Mike Pence’s great sin was in refusing to know what time it was on January 6.
The legitimate accomplishments of the Trump administration, for the
Time-Knowers, are now seen as evidence of how much more Trump could have
accomplished had he not been stabbed in the back by Time-Ignorant cucks who
wanted to have government work within the bounds of the law and
Constitution.
They’d rather have lawyers who say yes to whatever Trump
demands. If the courts smack it down, they can either ignore the courts or
claim that those judges are part of the institutional rot that needs to be
swept away.
That’s why I have even less patience for people who think
Donald Trump is the anointed vessel for rectifying our corrupt institutions.
That’s the thing, I can have thoughtful, interesting, and productive
conversations with some of these people until they say, “And that’s why Donald
Trump needs to be in power.”
Donald Trump doesn’t care about any of this stuff. He’s
like a Far Side dog who hears “blah, blah, blah, blah, POWER,
blah, blah, blah.”
Trump has spent his life getting ahead by telling people
what they want to hear—when he needed them. But when his needs changed, he
didn’t think twice about betraying those people.

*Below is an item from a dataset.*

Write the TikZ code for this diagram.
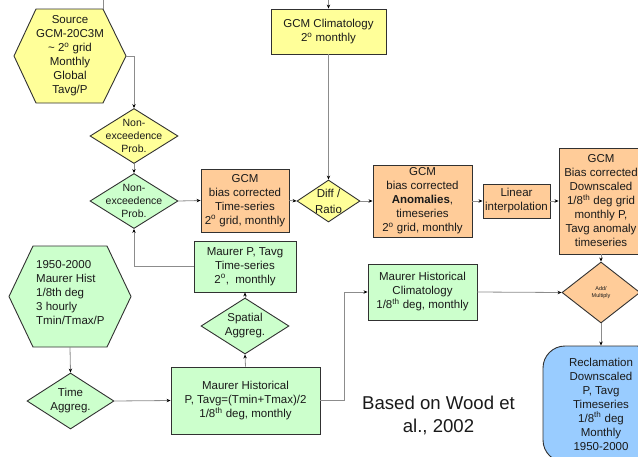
\documentclass[tikz,border=0pt]{standalone}
\usepackage{fontspec}
\setmainfont{Liberation Sans}
\usetikzlibrary{shapes.geometric,arrows.meta,positioning}
\definecolor{cyel}{HTML}{FFFF99}
\definecolor{cgrn}{HTML}{CCFFCC}
\definecolor{corg}{HTML}{FFCC99}
\definecolor{cblu}{HTML}{99CCFF}
\definecolor{cline}{HTML}{8C8C8C}
\definecolor{ctxt}{HTML}{1A1A1A}
\tikzset{
  base/.style={draw=ctxt!90, line width=0.9pt, text=ctxt, align=center, inner sep=0pt,
    font=\fontsize{11.5}{14}\selectfont},
  boxn/.style={base, rectangle},
  dian/.style={base, diamond},
  txt/.style={align=center, inner sep=0pt, text=ctxt, font=\fontsize{11.5}{14}\selectfont},
  conn/.style={draw=cline, line width=0.8pt},
  arr/.style={conn, -{Stealth[length=4pt,width=3.4pt,color=black]}},
}
\begin{document}
\begin{tikzpicture}[x=1pt,y=-1pt]
\useasboundingbox (0,0) rectangle (638,456);
\clip (0,0) rectangle (638,456);

% Source hexagon (yellow)
\filldraw[fill=cyel, draw=ctxt!90, line width=0.9pt]
  (14,56) -- (36,9) -- (103,9) -- (126,56) -- (103,103) -- (36,103) -- cycle;
\node[txt, minimum width=112pt, minimum height=94pt] (src) at (70,56)
  {Source\\GCM-20C3M\\\textasciitilde{} 2\textsuperscript{o} grid\\Monthly\\Global\\Tavg/P};
\coordinate (srctop) at (103,9);
\coordinate (srcin) at (103,0);

% Green hexagon
\filldraw[fill=cgrn, draw=ctxt!90, line width=0.9pt]
  (9,296.5) -- (33,246) -- (107,246) -- (131,296.5) -- (107,347) -- (33,347) -- cycle;
\node[txt, minimum width=122pt, minimum height=101pt] (hist) at (70,296.5) {};
\node[txt, align=left, anchor=west] (histtxt) at (36,293)
  {1950-2000\\Maurer Hist\\1/8th deg\\3 hourly\\Tmin/Tmax/P};

% Non-exceedence diamonds
\node[dian, fill=cyel, minimum width=88pt, minimum height=55pt,
  label={[txt, font=\fontsize{10.5}{13}\selectfont]center:Non-\\exceedence\\Prob.}] (nep1) at (134,136) {};
\node[dian, fill=cgrn, minimum width=88pt, minimum height=55pt,
  label={[txt, font=\fontsize{10.5}{13}\selectfont]center:Non-\\exceedence\\Prob.}] (nep2) at (134,201) {};

% GCM Climatology
\node[boxn, fill=cyel, minimum width=115pt, minimum height=45pt] (clim) at (328.5,31.5)
  {GCM Climatology\\2\textsuperscript{o} monthly};
\coordinate (climin) at (328.5,0);

% GCM bias corrected time series
\node[boxn, fill=corg, minimum width=88pt, minimum height=63pt] (gbc) at (245,200.5)
  {GCM\\bias corrected\\Time-series\\2\textsuperscript{o} grid, monthly};

% Diff / Ratio
\node[dian, fill=cyel, minimum width=63pt, minimum height=42pt,
  label={[txt, font=\fontsize{11.5}{16}\selectfont]center:Diff /\\Ratio}] (diff) at (328.5,201) {};

% Anomalies
\node[boxn, fill=corg, minimum width=99pt, minimum height=72pt] (anom) at (422.5,201)
  {GCM\\bias corrected\\\textbf{Anomalies},\\timeseries\\2\textsuperscript{o} grid, monthly};

% Linear interpolation
\node[boxn, fill=corg, minimum width=67pt, minimum height=34pt] (lin) at (516.5,201)
  {Linear\\interpolation};

% GCM downscaled
\node[boxn, fill=corg, minimum width=84pt, minimum height=106pt] (gds) at (601,201)
  {GCM\\Bias corrected\\Downscaled\\1/8\textsuperscript{th} deg grid\\monthly P,\\Tavg anomaly\\timeseries};

% Add / Multiply
\node[dian, fill=corg, minimum width=78pt, minimum height=61pt,
  label={[txt, font=\fontsize{5.5}{7}\selectfont]center:Add/\\Multiply}] (addm) at (601,292.5) {};

% Reclamation
\node[boxn, fill=cblu, rounded corners=22pt, minimum width=116pt, minimum height=116pt] (recl) at (601,404)
  {Reclamation\\Downscaled\\P, Tavg\\Timeseries\\1/8\textsuperscript{th} deg\\Monthly\\1950-2000};

% Maurer P, Tavg time-series
\node[boxn, fill=cgrn, minimum width=102pt, minimum height=51pt] (mpt) at (245,266.5)
  {Maurer P, Tavg\\Time-series\\2\textsuperscript{o},~ monthly};

% Spatial aggregation
\node[dian, fill=cgrn, minimum width=88pt, minimum height=56pt,
  label={[txt]center:Spatial\\Aggreg.}] (sag) at (245,326) {};

% Maurer Historical
\node[boxn, fill=cgrn, minimum width=149pt, minimum height=67pt] (mh) at (245.5,400.5)
  {Maurer Historical\\P, Tavg=(Tmin+Tmax)/2\\1/8\textsuperscript{th} deg, monthly};

% Maurer Historical Climatology
\node[boxn, fill=cgrn, minimum width=109pt, minimum height=56pt] (mhc) at (422.5,292)
  {Maurer Historical\\Climatology\\1/8\textsuperscript{th} deg, monthly};

% Time aggregation
\node[dian, fill=cgrn, minimum width=87pt, minimum height=56pt,
  label={[txt]center:Time\\Aggreg.}] (tag) at (70.5,401) {};

% Citation
\node[txt, font=\fontsize{18.6}{23}\selectfont] (cite) at (438.5,415.5) {Based on Wood et\\al., 2002};

% Connectors
\draw[conn] (srcin) -- (srctop);
\draw[arr] (src.east) -| (nep1.north);
\draw[arr] (nep1.south) -- (nep2.north);
\draw[arr] (nep2.east) -- (gbc.west);
\draw[arr] (mpt.west) -| (nep2.south);
\draw[arr] (climin) -- (clim.north);
\draw[arr] (clim.south) -- (diff.north);
\draw[arr] (gbc.east) -- (diff.west);
\draw[arr] (diff.east) -- (anom.west);
\draw[arr] (anom.east) -- (lin.west);
\draw[arr] (lin.east) -- (gds.west);
\draw[arr] (gds.south) -- (addm.north);
\draw[arr] (addm.south) -- (recl.north);
\draw[arr] (mhc.east) -- (addm.west);
\draw[arr] (mh.east) -- ++(23.5,0) |- (mhc.west);
\draw[arr] (mh.north) -- (sag.south);
\draw[arr] (sag.north) -- (mpt.south);
\draw[arr] (hist.south) -- (tag.north);
\draw[arr] (tag.east) -- (mh.west);
\end{tikzpicture}
\end{document}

Everyone in his universe who
actually believes in, or is loyal to, anything—the Constitution, the law,
conservatism, democracy, or even their own political or legal
self-interest—becomes a Prop Joe or Zinoviev the moment they prove inconvenient
to Trump’s personal desires or needs.
It’s really amazing. Many of the same people who said we
have to elect Trump because he will appoint conservative judges, fight for the
unborn, and protect the Constitution are now utterly unfazed by Trump’s disdain
for judges that were more loyal to the law and Constitution, his willingness
to abandon the anti-abortion cause, and his demand to terminate
the Constitution to be reinstalled in power. Trump has cut out the
middle men. The Republican apparatchiks who thought it was necessary to support
Trump for the good of the party now define the good of the party as what is
good for Trump. He doesn’t need evangelical leaders, because he has evangelical
voters. He doesn’t need pro-life leaders, because he has pro-life voters. He
doesn’t need the Federalist Society crowd, or the military men he surrounded
himself with, because the people who were once reassured by the presence of
grown-ups in the Trump White House to keep his ego and ignorance in check
now want to see it uncaged.
Even more amazing: Many of the leaders of these movements
and causes have given up trying to protect their movements and causes because
the voters and donors who keep them employed don’t want them to get in Trump’s
way. They tell themselves they can just keep carrying the
scorpion to the far shore where power will be there for the taking.
Besides, the scorpion would never sting them.